A combination of consensus by scholars of U.S. presidents and simple math tells us this is not strictly true, at least over a short time span. Given more time, more presidents, and more historical judgments to draw from over time, it will be interesting to discover what mathematics’ Law of Large Numbers—which dictates that more data gives us more reliable information regarding probabilities—has to say. Until then, we can distill the relative ranking of the top five, or so, best and worst U.S. Presidents, along with the age they assumed office (whether by vote or chance, i.e., assassination of their predecessor) to find that age barely budges the needle either way when considering quality leadership, decision-making, or policy.

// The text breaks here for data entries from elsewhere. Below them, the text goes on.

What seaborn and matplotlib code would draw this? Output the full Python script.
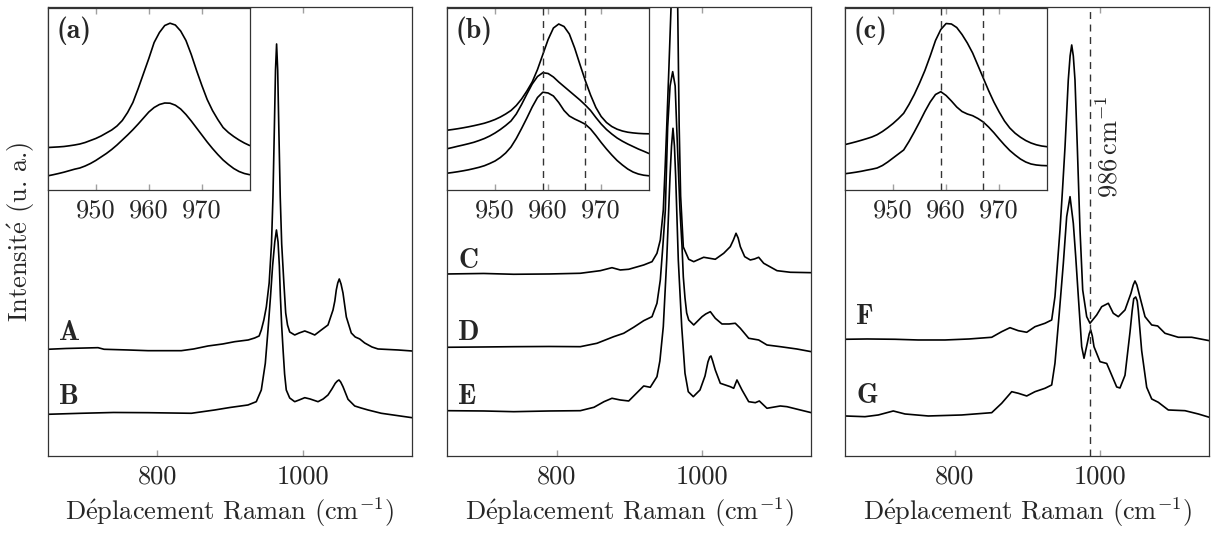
import matplotlib
matplotlib.use('Agg')
import matplotlib.pyplot as plt
import seaborn as sns

# spectres principaux (cm-1, intensite u.a.)
A_x = [650, 675, 718.7, 727, 760, 787.4, 833.1, 850, 869.8, 890, 906.5, 925, 933.9, 940, 943, 946.5, 949.9,
       953.8, 957, 959, 961, 962.5, 964, 965.5, 967, 969, 971, 974, 976.5, 979, 982, 988.9, 995, 1002.7, 1010,
       1016.4, 1025.4, 1034.6, 1041.5, 1044, 1046, 1048, 1050.1, 1052.5, 1055.2, 1059.8, 1066.6, 1072, 1078.2,
       1085, 1095, 1103.3, 1130.8, 1150]
A_y = [106.7, 107.5, 108.3, 106.7, 106, 105.3, 105.3, 107, 110, 112, 114.3, 116, 118, 120, 126, 136, 149,
       173, 212, 259, 330, 386, 412, 386, 330, 259, 212, 173, 143, 131, 124, 121, 123, 125, 123,
       121, 126, 131, 146, 155, 166, 173, 177, 172, 163, 139, 123, 119, 117,
       113, 109, 107, 106, 105]

B_x = [650, 695.7, 740, 787.4, 846.9, 879, 900, 924.7, 936.1, 943, 948.5, 952.2, 955.7, 958.5, 961.5, 963.8,
       966, 967.8, 969.2, 971, 973, 975, 977.3, 982, 988.9, 995, 1002.7, 1010, 1020.9, 1028, 1034.6, 1040,
       1044.6, 1047.5, 1049.7, 1052, 1055.2, 1062.1, 1071.3, 1080, 1089.6, 1107.8, 1130.8, 1150]
B_y = [41.7, 42.7, 43.5, 43.3, 42.7, 46, 48.5, 51, 54.3, 66, 92.7, 126, 160, 190, 214, 226,
       214, 190, 160, 130, 105, 82, 66, 58, 54.3, 56, 58.3, 57, 54.3, 57, 61, 67,
       72.7, 75, 76, 74, 69.3, 56.7, 50, 48, 46, 42.7, 40.3, 38.3]

C_x = [650, 700, 741.2, 790, 832.7, 860.2, 876.2, 887.6, 899.2, 919.8, 931.2, 938, 942.6, 946.7, 949.3, 951.4,
       954.5, 957.3, 959.5, 961.6, 963.7, 966.5, 968.5, 970.5, 974.2, 981.6, 988.5, 1002.2, 1018.1, 1029.7,
       1038.7, 1043, 1046.6, 1049.5, 1052.5, 1058.5, 1066.2, 1072, 1077.7, 1084.6, 1102.9, 1121.2, 1150]
C_y = [182, 182.5, 181.7, 182, 182.7, 185.3, 188.3, 186, 186.7, 191, 194.3, 202.7, 216, 246, 290, 329,
       390, 448, 520, 560, 520, 448, 330, 260, 209, 196.7, 194.3, 198.7, 196.7, 202.7,
       209.3, 216, 222.7, 218, 209.3, 199.3, 196, 197, 198.7, 192.7, 185.3, 183.7, 183.3]

D_x = [650, 700, 741.2, 790, 832.7, 855.6, 878.6, 892.3, 906, 919.8, 931.2, 938, 942.6, 946.3, 949.5, 952.7,
       956, 959.6, 963, 965.1, 969.6, 972.4, 974.2, 976.5, 978.8, 981.6, 988.5, 999.9, 1005, 1011.3, 1018.1,
       1027.3, 1037, 1045.6, 1052.5, 1064, 1077.7, 1089.1, 1107.4, 1130, 1150]
D_y = [108.7, 109, 109.3, 109.5, 109.3, 112.7, 119.3, 122.7, 128.7, 135.3, 139.3, 152.7, 176, 212, 246, 329,
       370, 384.3, 370, 329, 246, 210, 179, 158, 143, 136, 131, 139.3, 142, 144.3, 137.7,
       132, 132, 132.7, 127.7, 117.7, 116, 111, 109.3, 107, 104.3]

E_x = [650, 700, 741.2, 790, 832.7, 851.5, 865.2, 876.2, 887.6, 899.2, 910.6, 919.8, 928.8, 938, 942, 946.7,
       951.4, 955.9, 958, 960, 962, 963.7, 967.3, 972, 976.5, 981, 987.9, 997.1, 1004, 1008, 1010.5, 1012.2,
       1014.5, 1018.1, 1025, 1038.7, 1043.4, 1047.9, 1054.8, 1064, 1073.1, 1078.6, 1089.1, 1107.4, 1116.6,
       1134.9, 1150]
E_y = [45.3, 45, 44.3, 45, 45.3, 48.7, 54.3, 57.7, 56, 55, 63.3, 70, 68.7, 79.3, 95, 129.3,
       196, 279.3, 310, 327.7, 310, 279.3, 196, 129.3, 82.7, 64.3, 59.3, 66, 80, 94, 99, 100,
       95, 86, 72.7, 69.3, 67.7, 76, 66, 54.3, 53.3, 55, 47.7, 50, 49.3,
       46, 43.3]

F_x = [650, 680, 718.3, 750, 787, 820, 851.1, 864.8, 876.2, 887.6, 899.2, 910.6, 924.3, 933.5, 938, 944.9,
       948.5, 951.8, 956.3, 958.8, 961, 963.2, 965.5, 968.7, 972.4, 976.1, 981.6, 986.1, 995.3, 1002.2, 1011.3,
       1018.1, 1025, 1034.2, 1042.4, 1045.5, 1047.9, 1050.5, 1053.4, 1061.7, 1070.9, 1079.1, 1089.1, 1107.4,
       1125.8, 1150]
F_y = [116.7, 117, 116.7, 116, 116, 117, 118.7, 124.3, 128.3, 125.3, 123.7, 129.3, 132.7, 136, 159.3, 226,
       268, 309, 376, 400, 411, 400, 376, 309, 226, 166, 139.3, 132.7, 141, 149.3, 152.7,
       142.7, 139.3, 146, 162.7, 171, 175, 171, 162.7, 139.3, 131, 130, 122.7, 118.7,
       118.7, 115.3]

G_x = [650, 677, 695.3, 715.9, 732, 764, 809.9, 851.1, 864.8, 878.6, 887.6, 899.2, 910.6, 924.3, 933.5, 938,
       943.9, 949.5, 954.1, 958.7, 963.2, 966.5, 970.1, 974.7, 977.9, 982.4, 985, 987.1, 989.3, 991.6, 999.9,
       1009.1, 1016, 1022.8, 1027.3, 1034.2, 1041.1, 1044, 1046.2, 1048.9, 1051, 1052.5, 1057.1, 1064, 1070.9,
       1079.9, 1093.7, 1116.6, 1134.9, 1150]
G_y = [40, 39.3, 41, 45, 42, 40, 41, 43.3, 52.7, 64.3, 62.7, 60, 64.3, 67.7, 71, 92.7,
       142.7, 192.7, 239.3, 259.3, 232.7, 199.3, 159.3, 109.3, 97.7, 112.7, 122, 126, 120, 109.3, 94.3,
       92.5, 80.7, 69, 68, 80.7, 124, 145, 157.3, 159, 155, 145.3, 105.3, 68.7, 57,
       53.7, 46, 45.3, 42, 38.7]

# encarts (zoom 941-979 cm-1)
ins_x = [941, 942, 943, 944, 945, 946, 947, 948, 949, 950, 951, 952, 953, 954, 955, 956, 957, 958, 959, 960,
         961, 962, 963, 964, 965, 966, 967, 968, 969, 970, 971, 972, 973, 974, 975, 976, 977, 978, 979]
ins_a_top = [43, 43.3, 43.6, 44, 44.7, 45.5, 46.5, 48, 50, 52, 54.5, 57.5, 60.5, 64.5, 70, 78, 88, 102, 117, 132,
             148, 158, 165, 167.3, 165.5, 159.5, 150, 136, 120, 105, 91, 80, 71, 63, 58, 54, 50.5, 47.5, 45]
ins_a_bot = [14.7, 15.8, 17, 18.3, 19.8, 21.3, 22.5, 24.5, 27, 30, 33.5, 37, 41, 45.5, 50.5, 55.5, 60.8, 66.5,
             72.5, 78.5, 83, 86, 87.5, 87.3, 85.3, 81.5, 76, 69.5, 62.5, 55.5, 48.5, 42, 36, 30.5, 26, 22, 19,
             17, 15.8]
ins_b_top = [60.3, 61, 61.8, 62.7, 63.7, 64.8, 66, 67.3, 69, 71, 73.5, 76.5, 80, 85, 91.5, 99.5, 108.5, 121,
             136, 151, 162.5, 166.5, 164, 156.5, 142.5, 126, 110, 95.5, 83, 74, 68, 64, 61.3, 59.5, 58.3, 57.6,
             57.1, 56.8, 56.7]
ins_b_mid = [41.8, 43, 44.3, 45.5, 46.8, 48.2, 50, 52, 54.5, 57.5, 61, 65, 69.5, 76.5, 86, 96.5, 106.5, 114,
             117.8, 117, 113.5, 108.5, 104, 99.5, 95, 90.5, 85.5, 80, 73, 66.5, 61, 56.5, 52.5, 49.3, 46.5, 44,
             41.5, 39.3, 37]
ins_b_bot = [17.3, 18, 18.8, 19.7, 20.7, 21.9, 23.2, 24.8, 27, 29.5, 33, 37.5, 43.5, 52, 62, 72.5, 83.5, 93,
             98.3, 97.5, 94.5, 88, 80, 74.5, 71.5, 69, 66.3, 61.5, 55, 48, 41.5, 35.5, 30, 25.5, 21.5, 18.5,
             16.5, 15.3, 14.7]
ins_c_top = [46, 47.3, 48.7, 50.2, 51.8, 53.5, 55.8, 59, 62.8, 67, 71.8, 77.2, 86, 96, 107.5, 120, 134.5, 150,
             161, 167, 166.5, 163, 156, 147.5, 137.5, 125, 112.5, 100, 88.5, 78.5, 69.5, 62.5, 57.3, 53.3, 50,
             47.5, 45.7, 44.5, 43.8]
ins_c_bot = [16.8, 17.5, 18.3, 19.2, 20.3, 21.3, 22.5, 25, 28.5, 32.5, 36.5, 40.5, 49, 58.5, 68.5, 79, 88.5, 96,
             98.8, 95, 89.5, 83.5, 79, 76.5, 74.8, 72, 68.5, 63.5, 57.8, 51.5, 45.5, 40, 35.5, 31.5, 28.5, 26.5,
             25.5, 25, 24.8]

panel_tags = ['(a)', '(b)', '(c)']
curve_tags = [['A', 'B'], ['C', 'D', 'E'], ['F', 'G']]
tag_levels = [[123, 58.5], [195, 123, 58.5], [138.5, 60.3]]
main_curves = [[(A_x, A_y), (B_x, B_y)],
               [(C_x, C_y), (D_x, D_y), (E_x, E_y)],
               [(F_x, F_y), (G_x, G_y)]]
inset_curves = [[ins_a_top, ins_a_bot],
                [ins_b_top, ins_b_mid, ins_b_bot],
                [ins_c_top, ins_c_bot]]
inset_marks = [[], [959, 967], [959, 967]]
band_986 = 986

sns.set_theme(style='white')
plt.rcParams['font.family'] = ['cmr10', 'DejaVu Serif']
plt.rcParams['mathtext.fontset'] = 'cm'
plt.rcParams['axes.unicode_minus'] = False
plt.rcParams['axes.edgecolor'] = '#333333'
plt.rcParams['axes.linewidth'] = 0.9

FS = 19
bold = ['cmb10', 'DejaVu Serif']
e_acute = r'$\mathrm{\acute{e}}$'

fig = plt.figure(figsize=(12.11, 5.33), dpi=100)
lefts = [48 / 1211, 447.3 / 1211, 845.3 / 1211]

for i in range(3):
    ax = fig.add_axes([lefts[i], 0.1445, 364 / 1211, 0.8415])
    for (xs, ys) in main_curves[i]:
        sns.lineplot(x=xs, y=ys, ax=ax, color='black', linewidth=1.2, estimator=None, sort=False)
    for tag, lev in zip(curve_tags[i], tag_levels[i]):
        ax.text(665, lev, tag, family=bold, fontsize=FS + 1, ha='left', va='center')
    ax.set_xlim(650, 1150)
    ax.set_ylim(0, 448.5)
    ax.set_xticks([800, 1000])
    ax.set_yticks([])
    ax.tick_params(axis='x', direction='in', top=True, bottom=True, length=4.5, width=1,
                   color='#a0a0a0', labelsize=FS, pad=6)
    ax.set_xlabel('D' + e_acute + r'placement Raman (cm$^{-1}$)', fontsize=FS, labelpad=5)
    if i == 0:
        ax.set_ylabel('Intensit' + e_acute + ' (u. a.)', fontsize=FS, labelpad=8)
    if i == 2:
        ax.axvline(band_986, color='#333333', linewidth=1, linestyle=(0, (5, 4)))
        ax.text(1013, 309, r'986$\,\mathrm{cm}^{-1}$', fontsize=FS, rotation=90, ha='center', va='center')

    ins = fig.add_axes([lefts[i], 0.6426, 0.1665, 0.3433])
    ins.set_facecolor('white')
    for ys in inset_curves[i]:
        sns.lineplot(x=ins_x, y=ys, ax=ins, color='black', linewidth=1.2, estimator=None, sort=False)
    for m in inset_marks[i]:
        ins.axvline(m, color='#333333', linewidth=1, linestyle=(0, (5, 4)))
    ins.set_xlim(941, 979)
    ins.set_ylim(0, 183)
    ins.set_xticks([950, 960, 970])
    ins.set_yticks([])
    ins.tick_params(axis='x', direction='in', top=True, bottom=True, length=4.5, width=1,
                    color='#a0a0a0', labelsize=FS, pad=6)
    ins.text(0.04, 0.95, panel_tags[i], transform=ins.transAxes, family=bold, fontsize=FS + 1,
             ha='left', va='top')

fig.savefig('out.png', dpi=100)
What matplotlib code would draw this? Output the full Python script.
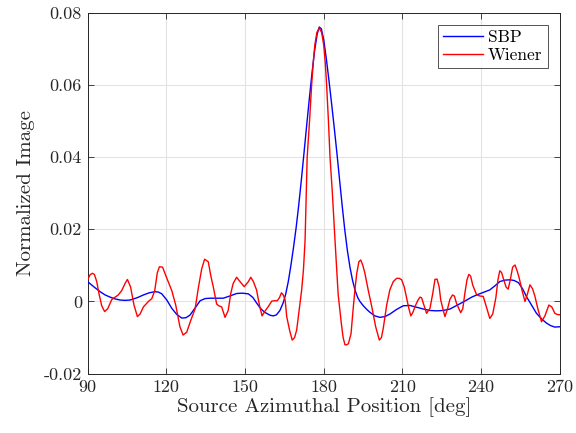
import numpy as np
import matplotlib
matplotlib.use("Agg")
import matplotlib.pyplot as plt

plt.rcParams["font.family"] = ["cmr10", "DejaVu Serif"]
plt.rcParams["axes.unicode_minus"] = False
plt.rcParams["axes.formatter.use_mathtext"] = True

# SBP (blue) - angle [deg], normalized image
sbp_deg = [90, 92.5, 94.8, 96.7, 98.6, 100.5, 102.4, 104.3, 106.2, 108.8, 111.3, 113.5,
           115.7, 117.0, 118.3, 120.2, 122.1, 124.0, 125.9, 127.5, 129.0, 131.0, 132.9,
           134.8, 136.7, 139.2, 141.7, 144.2, 146.8, 149.0, 151.3, 153.0, 154.5, 156.0,
           157.5, 159.5, 160.8, 162.0, 163.3, 164.6, 165.5, 166.5, 167.5, 168.5, 169.5,
           170.5, 171.5, 172.5, 173.5, 174.5, 175.5, 176.5, 177.5, 178.3, 179.1, 180.0,
           181.0, 182.0, 183.0, 184.0, 185.0, 186.0, 187.0, 188.0, 189.0, 190.0, 191.0,
           192.0, 193.0, 193.8, 195.1, 196.4, 197.6, 199.5, 201.4, 203.3, 205.2, 207.8,
           210.3, 212.8, 215.4, 218.0, 220.5, 223.0, 225.5, 228.1, 229.4, 232.0, 234.5,
           236.4, 238.3, 240.8, 243.3, 245.2, 247.1, 249.0, 251.0, 252.6, 254.2, 255.8,
           257.3, 259.2, 261.1, 263.0, 264.9, 266.5, 268.1, 270.0]
sbp_val = [0.0055, 0.0040, 0.0027, 0.0018, 0.0012, 0.0007, 0.0004, 0.0003, 0.0004, 0.0010, 0.0018, 0.0024,
           0.0027, 0.0026, 0.0021, 0.0004, -0.0019, -0.0036, -0.0046, -0.0045, -0.0038, -0.0018, 0.0002,
           0.0008, 0.0009, 0.0009, 0.0009, 0.0015, 0.0022, 0.0023, 0.0021, 0.0011, -0.0005, -0.0020,
           -0.0030, -0.0038, -0.0040, -0.0037, -0.0025, -0.0003, 0.0020, 0.0055, 0.0100, 0.0150, 0.0205,
           0.0268, 0.0338, 0.0412, 0.0487, 0.0560, 0.0630, 0.0693, 0.0740, 0.0760, 0.0755, 0.0725,
           0.0672, 0.0612, 0.0548, 0.0482, 0.0413, 0.0340, 0.0268, 0.0200, 0.0142, 0.0095, 0.0058,
           0.0030, 0.0010, 0.0000, -0.0012, -0.0022, -0.0030, -0.0040, -0.0044, -0.0042, -0.0035, -0.0022,
           -0.0012, -0.0011, -0.0016, -0.0021, -0.0025, -0.0026, -0.0025, -0.0021, -0.0016, -0.0006, 0.0004,
           0.0012, 0.0018, 0.0025, 0.0032, 0.0043, 0.0055, 0.0059, 0.0060, 0.0058, 0.0052, 0.0035,
           0.0013, -0.0010, -0.0033, -0.0048, -0.0060, -0.0067, -0.0071, -0.0070]

# Wiener (red) - angle [deg], normalized image
wiener_deg = [90, 91.0, 91.8, 92.6, 93.5, 94.4, 95.4, 96.5, 97.7, 99.2, 100.5, 101.7, 103.0,
              104.3, 105.2, 106.4, 107.7, 109.0, 110.0, 111.3, 113.2, 114.5, 115.6, 116.6,
              117.4, 118.6, 119.9, 121.0, 122.1, 123.6, 125.2, 126.4, 127.8, 129.4, 131.0,
              132.3, 133.5, 134.6, 136.0, 137.0, 137.9, 139.2, 140.0, 141.1, 142.4, 143.6,
              144.6, 145.5, 146.8, 148.1, 149.7, 151.3, 152.2, 153.2, 154.4, 155.5, 156.5,
              157.6, 158.9, 160.2, 161.4, 162.3, 163.1, 163.9, 164.6, 165.3, 165.9, 167.0,
              168.0, 168.9, 169.7, 170.7, 171.6, 172.3, 172.9, 173.7, 174.6, 175.4, 176.0,
              176.6, 177.4, 178.3, 179.2, 180.0, 180.6, 181.1, 181.8, 182.4, 183.3, 184.3,
              185.5, 186.7, 187.4, 188.1, 188.8, 189.4, 190.4, 191.3, 192.0, 192.6, 193.4,
              194.1, 194.9, 195.7, 197.0, 198.3, 199.8, 201.2, 202.0, 202.7, 204.0, 205.2,
              206.5, 207.8, 208.8, 209.7, 210.7, 211.6, 212.4, 213.2, 214.0, 214.8, 215.8,
              216.7, 217.3, 218.2, 219.2, 220.5, 221.5, 222.4, 223.2, 224.0, 224.6, 225.4,
              226.2, 227.2, 228.1, 229.1, 229.8, 230.6, 231.4, 232.2, 233.0, 233.8, 234.6,
              235.3, 236.0, 236.8, 238.3, 239.6, 240.8, 242.0, 243.3, 244.4, 245.6, 246.4,
              247.1, 247.8, 248.6, 249.5, 250.3, 251.1, 252.0, 252.9, 253.7, 254.5, 255.6,
              256.7, 257.6, 258.6, 259.6, 260.5, 261.6, 263.0, 264.3, 265.8, 266.9, 268.1,
              269.0, 270.0]
wiener_val = [0.0060, 0.0074, 0.0078, 0.0075, 0.0055, 0.0020, -0.0012, -0.0028, -0.0020, 0.0005, 0.0012, 0.0018, 0.0030,
              0.0050, 0.0061, 0.0040, -0.0010, -0.0042, -0.0035, -0.0015, 0.0000, 0.0008, 0.0030, 0.0080,
              0.0096, 0.0095, 0.0070, 0.0050, 0.0030, -0.0010, -0.0070, -0.0093, -0.0085, -0.0051, -0.0020,
              0.0041, 0.0090, 0.0117, 0.0110, 0.0070, 0.0041, -0.0007, -0.0012, -0.0015, -0.0044, -0.0025,
              0.0023, 0.0050, 0.0067, 0.0055, 0.0041, 0.0055, 0.0067, 0.0055, 0.0032, -0.0010, -0.0040,
              -0.0027, -0.0014, 0.0001, 0.0002, 0.0002, 0.0010, 0.0024, 0.0018, 0.0004, -0.0042, -0.0080,
              -0.0107, -0.0100, -0.0079, -0.0020, 0.0032, 0.0090, 0.0170, 0.0400, 0.0500, 0.0600, 0.0660,
              0.0710, 0.0745, 0.0757, 0.0745, 0.0710, 0.0660, 0.0600, 0.0500, 0.0400, 0.0300, 0.0170,
              0.0020, -0.0060, -0.0100, -0.0120, -0.0120, -0.0117, -0.0090, -0.0014, 0.0040, 0.0078, 0.0110,
              0.0115, 0.0100, 0.0078, 0.0030, -0.0014, -0.0070, -0.0107, -0.0100, -0.0074, -0.0010, 0.0032,
              0.0055, 0.0064, 0.0064, 0.0060, 0.0040, 0.0009, -0.0018, -0.0040, -0.0030, -0.0014, 0.0002,
              0.0012, 0.0010, -0.0010, -0.0033, -0.0019, 0.0020, 0.0061, 0.0062, 0.0040, 0.0004, -0.0020,
              -0.0042, -0.0020, 0.0006, 0.0018, 0.0015, -0.0005, -0.0018, -0.0031, -0.0020, 0.0023, 0.0060,
              0.0075, 0.0070, 0.0045, 0.0018, 0.0015, 0.0014, -0.0015, -0.0047, -0.0035, 0.0010, 0.0060,
              0.0085, 0.0080, 0.0060, 0.0040, 0.0034, 0.0060, 0.0095, 0.0101, 0.0085, 0.0065, 0.0030,
              0.0000, 0.0020, 0.0046, 0.0035, 0.0014, -0.0020, -0.0056, -0.0040, -0.0010, -0.0015, -0.0033,
              -0.0036, -0.0037]

xticks = [90, 120, 150, 180, 210, 240, 270]
yticks = [-0.02, 0, 0.02, 0.04, 0.06, 0.08]
ytick_labels = ["-0.02", "0", "0.02", "0.04", "0.06", "0.08"]

fig = plt.figure(figsize=(5.76, 4.33), dpi=100)
ax = fig.add_axes([0.152, 0.137, 0.820, 0.834])

ax.plot(sbp_deg, sbp_val, color="#0000ff", lw=1.0, label="SBP", zorder=3)
ax.plot(wiener_deg, wiener_val, color="#ff0000", lw=1.0, label="Wiener", zorder=3)

ax.set_xlim(90, 270)
ax.set_ylim(-0.02, 0.08)
ax.set_xticks(xticks)
ax.set_xticklabels([str(t) for t in xticks])
ax.set_yticks(yticks)
ax.set_yticklabels(ytick_labels)
ax.tick_params(direction="in", top=True, right=True, length=4, width=0.6,
               color="#262626", labelsize=13, labelcolor="#262626", pad=4)
ax.grid(True, color="#e3e3e3", lw=0.8, zorder=0)
ax.set_axisbelow(True)
for sp in ax.spines.values():
    sp.set_color("#262626")
    sp.set_linewidth(0.7)

ax.set_xlabel("Source Azimuthal Position [deg]", fontsize=15, color="#262626", labelpad=2)
ax.set_ylabel("Normalized Image", fontsize=15, color="#262626", labelpad=6)

leg = ax.legend(loc="upper right", fontsize=12.5, frameon=True, fancybox=False,
                edgecolor="#262626", handlelength=2.3, handletextpad=0.3,
                borderpad=0.3, labelspacing=0.15, borderaxespad=0.7)
leg.get_frame().set_linewidth(0.7)

fig.savefig("out.png", dpi=100)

The average age of seven presidents ranked worst—the curious may find the full list of U.S. Presidents judged best here—includes mostly those who preceded and followed our nation’s civil war: John Tyler (1790-1862), Millard Fillmore (1800-1874), Franklin Pierce (1804-1869), James Buchanan (1791-1868), Andrew Johnson (1808-1875), Ulysses S. Grant (1822-1885), and Warren Harding (1865-1923). Altogether, they tally an average age of fifty-three. William Harrison, 1773-1841, cannot count, as he lived only one month in office. Grant was the youngest “bad” president to assume office, at age forty-six; Buchanan was oldest at age sixty-five. Harding served little more than two years in office, but his death by stroke while president is usually offered as evidence that the stresses of his own incompetence did him in. He made such a poor president, in effect, that the forces of nature knew when to take him out.
The average age of seven presidents ranked best, meanwhile, is fifty-four and a half. The “best” list starts with the usual suspects, Abraham Lincoln (1809-1865) and George Washington (1732-1799) at Nos. 1 and 2, respectively, before working its way down to the more controversial choices: Franklin D. Roosevelt (1882-1945), Theodore Roosevelt (1858-1919), Thomas Jefferson (1743-1826), Harry S. Truman (1884-1972), Dwight D. Eisenhower (1890-1969). Theodore was not just the youngest “best” president at age forty-two, but our youngest president, so far, ever to assume office. Eisenhower clocks in as the oldest “best” president to assume office at age sixty-two.
Age, then, is no respecter of quality in political leadership. Quality political leadership, as well as its disastrous opposite, comes from both the young and the old.
The more urgent defect to look out for, it would seem, is political candidates who do not, or cannot, act their age.
As Shakespeare’s Fool said to King Lear, “If thou wert my fool, nuncle, I’d have thee beaten for being old before thy time. … Thou shouldst not have been old till thou hadst been wise.”